The Sheriff's Office began an investigation into the purchase after posse members began making allegations of embezzlement. Vasquez said he couldn't figure out why Griffis bought the guns because the volunteer posse members are barred from using such weapons on duty and Griffis can't train deputies because he isn't a sworn peace officer.

"When you get into these kinds of rifles, they're used by snipers, and that's not the position I want the posse to be in," Vasquez said. "They don't have the training. We use SWAT for sniper rifles. We'll probably never use the posse for (that)."

According to the investigation report released by the Sheriff's Office under the Arizona Public Records Law, "(T)hese expenditures had zero relation to any authorized duty or function of the (posse). . . . If the firearms and other items were not authorized for posse use, which was the original claim, then taking public money from other areas of the Pinal County budget for these expenditures was also a misuse."

Griffis said he spent from April to August providing occasional training on the weapons to posse members.

He said that posse members frequently accompany sworn deputies on patrol and that those rifle skills could be handy if a deputy is incapacitated.

The investigation was completed in late October, and deputies were sent to Griffis' Gold Canyon home to retrieve the weapons, accessories and ammunition.

Griffis said he has resigned from the posse and from firearms training for the posse.

Posse coordinator Charles Higgins said the posse members are supposed to be backup personnel and have no need for high-powered weapons.

"What's the need for rifles?" Higgins asked. "We're not SWAT."

He said the posse account is not typically used to buy weapons. Posse members buy their own guns.

Pinal County Attorney Carter Olson is reviewing Sheriff's Office reports on the matter after becoming aware of the situation this week, spokesman Chuck Teagarden said.

Pinal County Supervisor David Snider said he still had not fully read the report.

Supervisor Sandie Smith sent a Sept. 26 letter to the Auditor General's Office, about a month before the sheriff's investigation was done.

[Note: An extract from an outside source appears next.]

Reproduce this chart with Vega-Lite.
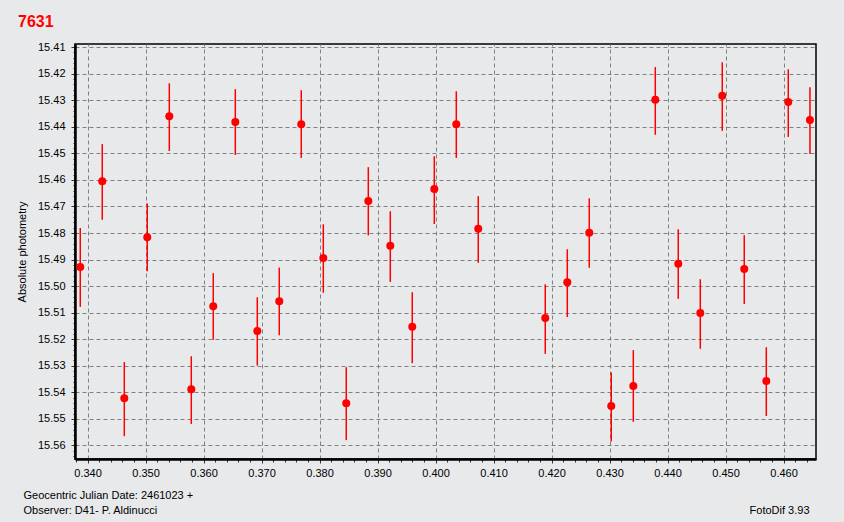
{
  "$schema": "https://vega.github.io/schema/vega-lite/v6.json",
  "width": 741,
  "height": 415,
  "autosize": {"type": "none"},
  "padding": {"left": 75, "top": 44, "right": 28, "bottom": 63},
  "background": "#e8e9eb",
  "title": {"text": "7631", "anchor": "start", "frame": "group", "color": "#ff0000", "fontSize": 16, "fontWeight": "bold", "font": "Liberation Sans", "dx": -57, "dy": 21, "offset": 19, "baseline": "alphabetic"},
  "config": {
    "view": {"stroke": "#000000", "strokeWidth": 1.5},
    "axis": {"labelFont": "Liberation Sans", "titleFont": "Liberation Sans", "labelColor": "#000000", "titleColor": "#000000", "labelFontSize": 11, "titleFontSize": 11, "titleFontWeight": "normal"}
  },
  "data": {"values": [
    {"t": 0.33874, "mag": 15.4928, "lo": 15.4781, "hi": 15.5078},
    {"t": 0.34253, "mag": 15.4605, "lo": 15.4465, "hi": 15.4750},
    {"t": 0.34633, "mag": 15.5422, "lo": 15.5286, "hi": 15.5565},
    {"t": 0.35029, "mag": 15.4816, "lo": 15.4689, "hi": 15.4944},
    {"t": 0.35409, "mag": 15.4360, "lo": 15.4236, "hi": 15.4491},
    {"t": 0.35788, "mag": 15.5388, "lo": 15.5264, "hi": 15.5519},
    {"t": 0.36167, "mag": 15.5076, "lo": 15.4951, "hi": 15.5202},
    {"t": 0.36547, "mag": 15.4382, "lo": 15.4258, "hi": 15.4506},
    {"t": 0.36926, "mag": 15.5169, "lo": 15.5042, "hi": 15.5299},
    {"t": 0.37305, "mag": 15.5057, "lo": 15.4930, "hi": 15.5185},
    {"t": 0.37684, "mag": 15.4390, "lo": 15.4262, "hi": 15.4517},
    {"t": 0.38064, "mag": 15.4894, "lo": 15.4767, "hi": 15.5025},
    {"t": 0.38460, "mag": 15.5441, "lo": 15.5305, "hi": 15.5580},
    {"t": 0.38840, "mag": 15.4679, "lo": 15.4552, "hi": 15.4809},
    {"t": 0.39219, "mag": 15.4848, "lo": 15.4718, "hi": 15.4984},
    {"t": 0.39598, "mag": 15.5153, "lo": 15.5023, "hi": 15.5290},
    {"t": 0.39978, "mag": 15.4634, "lo": 15.4511, "hi": 15.4766},
    {"t": 0.40357, "mag": 15.4390, "lo": 15.4266, "hi": 15.4517},
    {"t": 0.40736, "mag": 15.4784, "lo": 15.4661, "hi": 15.4912},
    {"t": 0.41891, "mag": 15.5120, "lo": 15.4993, "hi": 15.5255},
    {"t": 0.42271, "mag": 15.4985, "lo": 15.4861, "hi": 15.5116},
    {"t": 0.42650, "mag": 15.4799, "lo": 15.4669, "hi": 15.4931},
    {"t": 0.43029, "mag": 15.5451, "lo": 15.5325, "hi": 15.5585},
    {"t": 0.43409, "mag": 15.5376, "lo": 15.5241, "hi": 15.5511},
    {"t": 0.43788, "mag": 15.4298, "lo": 15.4175, "hi": 15.4430},
    {"t": 0.44184, "mag": 15.4916, "lo": 15.4786, "hi": 15.5048},
    {"t": 0.44564, "mag": 15.5101, "lo": 15.4974, "hi": 15.5236},
    {"t": 0.44943, "mag": 15.4283, "lo": 15.4157, "hi": 15.4415},
    {"t": 0.45322, "mag": 15.4935, "lo": 15.4808, "hi": 15.5067},
    {"t": 0.45702, "mag": 15.5357, "lo": 15.5230, "hi": 15.5489},
    {"t": 0.46081, "mag": 15.4306, "lo": 15.4183, "hi": 15.4438},
    {"t": 0.46455, "mag": 15.4374, "lo": 15.4251, "hi": 15.4502}
  ]},
  "layer": [
    {
      "mark": {"type": "rule", "color": "#ff0000", "strokeWidth": 1.5},
      "encoding": {
        "x": {
          "field": "t", "type": "quantitative",
          "scale": {"domain": [0.33783, 0.46559], "nice": false, "zero": false},
          "axis": {
            "orient": "bottom",
            "values": [0.338,0.340,0.342,0.344,0.346,0.348,0.350,0.352,0.354,0.356,0.358,0.360,0.362,0.364,0.366,0.368,0.370,0.372,0.374,0.376,0.378,0.380,0.382,0.384,0.386,0.388,0.390,0.392,0.394,0.396,0.398,0.400,0.402,0.404,0.406,0.408,0.410,0.412,0.414,0.416,0.418,0.420,0.422,0.424,0.426,0.428,0.430,0.432,0.434,0.436,0.438,0.440,0.442,0.444,0.446,0.448,0.450,0.452,0.454,0.456,0.458,0.460,0.462,0.464],
            "tickCount": 500,
            "labelExpr": "abs(datum.value*100 - round(datum.value*100)) < 0.01 ? format(datum.value, '.3f') : ''",
            "labelPadding": 4,
            "labelFlush": false,
            "labelOverlap": false,
            "domainColor": "#000000",
            "domainWidth": 2.5,
            "tickColor": "#333333",
            "tickSize": {"condition": {"test": "abs(datum.value*100 - round(datum.value*100)) < 0.01", "value": 4}, "value": 3},
            "grid": true,
            "gridColor": "#808080",
            "gridDash": [4, 3],
            "gridWidth": 1,
            "gridOpacity": {"condition": {"test": "abs(datum.value*100 - round(datum.value*100)) < 0.01", "value": 1}, "value": 0},
            "title": ["Geocentric Julian Date: 2461023 +", "Observer: D41- P. Aldinucci"],
            "titleX": -52,
            "titleY": 39,
            "titleAlign": "left",
            "titleAnchor": "start",
            "titleBaseline": "alphabetic",
            "titleLineHeight": 15
          }
        },
        "y": {
          "field": "lo", "type": "quantitative",
          "scale": {"domain": [15.4088, 15.5651], "reverse": true, "nice": false, "zero": false},
          "axis": {
            "values": [15.410,15.412,15.414,15.416,15.418,15.420,15.422,15.424,15.426,15.428,15.430,15.432,15.434,15.436,15.438,15.440,15.442,15.444,15.446,15.448,15.450,15.452,15.454,15.456,15.458,15.460,15.462,15.464,15.466,15.468,15.470,15.472,15.474,15.476,15.478,15.480,15.482,15.484,15.486,15.488,15.490,15.492,15.494,15.496,15.498,15.500,15.502,15.504,15.506,15.508,15.510,15.512,15.514,15.516,15.518,15.520,15.522,15.524,15.526,15.528,15.530,15.532,15.534,15.536,15.538,15.540,15.542,15.544,15.546,15.548,15.550,15.552,15.554,15.556,15.558,15.560,15.562,15.564],
            "tickCount": 500,
            "labelExpr": "abs(datum.value*100 - round(datum.value*100)) < 0.01 ? format(datum.value, '.2f') : ''",
            "labelPadding": 6,
            "labelFlush": false,
            "labelOverlap": false,
            "domainColor": "#000000",
            "domainWidth": 2.5,
            "tickColor": "#333333",
            "tickSize": {"condition": {"test": "abs(datum.value*100 - round(datum.value*100)) < 0.01", "value": 4}, "value": 2},
            "grid": true,
            "gridColor": "#808080",
            "gridDash": [4, 3],
            "gridWidth": 1,
            "gridOpacity": {"condition": {"test": "abs(datum.value*100 - round(datum.value*100)) < 0.01", "value": 1}, "value": 0},
            "title": "Absolute photometry",
            "titleX": -53,
            "titleY": 207.5,
            "titleAngle": -90,
            "titleAlign": "center",
            "titleBaseline": "middle"
          }
        },
        "y2": {"field": "hi"}
      }
    },
    {
      "mark": {"type": "point", "filled": true, "shape": "circle", "size": 64, "color": "#ff0000", "opacity": 1},
      "encoding": {
        "x": {
          "field": "t", "type": "quantitative",
          "axis": {
            "orient": "top",
            "domain": false,
            "ticks": false,
            "labels": false,
            "grid": false,
            "title": "FotoDif 3.93",
            "titleX": 734,
            "titleY": 469,
            "titleAlign": "right",
            "titleAnchor": "end",
            "titleAngle": 0,
            "titleBaseline": "alphabetic"
          }
        },
        "y": {"field": "mag", "type": "quantitative", "axis": {"title": "Absolute photometry", "tickCount": 500}}
      }
    }
  ],
  "resolve": {"axis": {"x": "independent"}}
}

The two-sentence letter asked for an expanded review of posse expenditures and county firearms inventory procedures but said nothing about the investigation, Griffis' purchase of the guns or why she was making such a request.

County officials are reviewing their policies and procedures to see if policies were violated, Deputy County Manager Terry Doolittle said.

 

Purchased items
Pinal County Manager Stan Griffis used a volunteer sheriff's posse account to buy weapons and accessories the posse isn't authorized to use and never received. These are some of the items purchased.

• DPMS AR-15 .223 rifle: $840.

• Springfield Armory M21 .308 tactical rifle: $2,931.

• Two Leupold Mark IV rifle scopes: $1,866.

• One case .223 ammo: $286.

• Three scope bases and two sets of QC rings: $375.

• One laser sight for a 1911 Colt: $393.

• Twenty boxes of 16-gauge ammo: $108.

• Six AR-15 magazines: $127.

• One free-float rifle forearm for the DPMS rifle: $173.

• An AR-15 front sight, rear sight and a holographic sight: $601.

• One weapon flashlight: $295.

• Clay bird targets.

• Unknown MasterCard purchases: $511.62.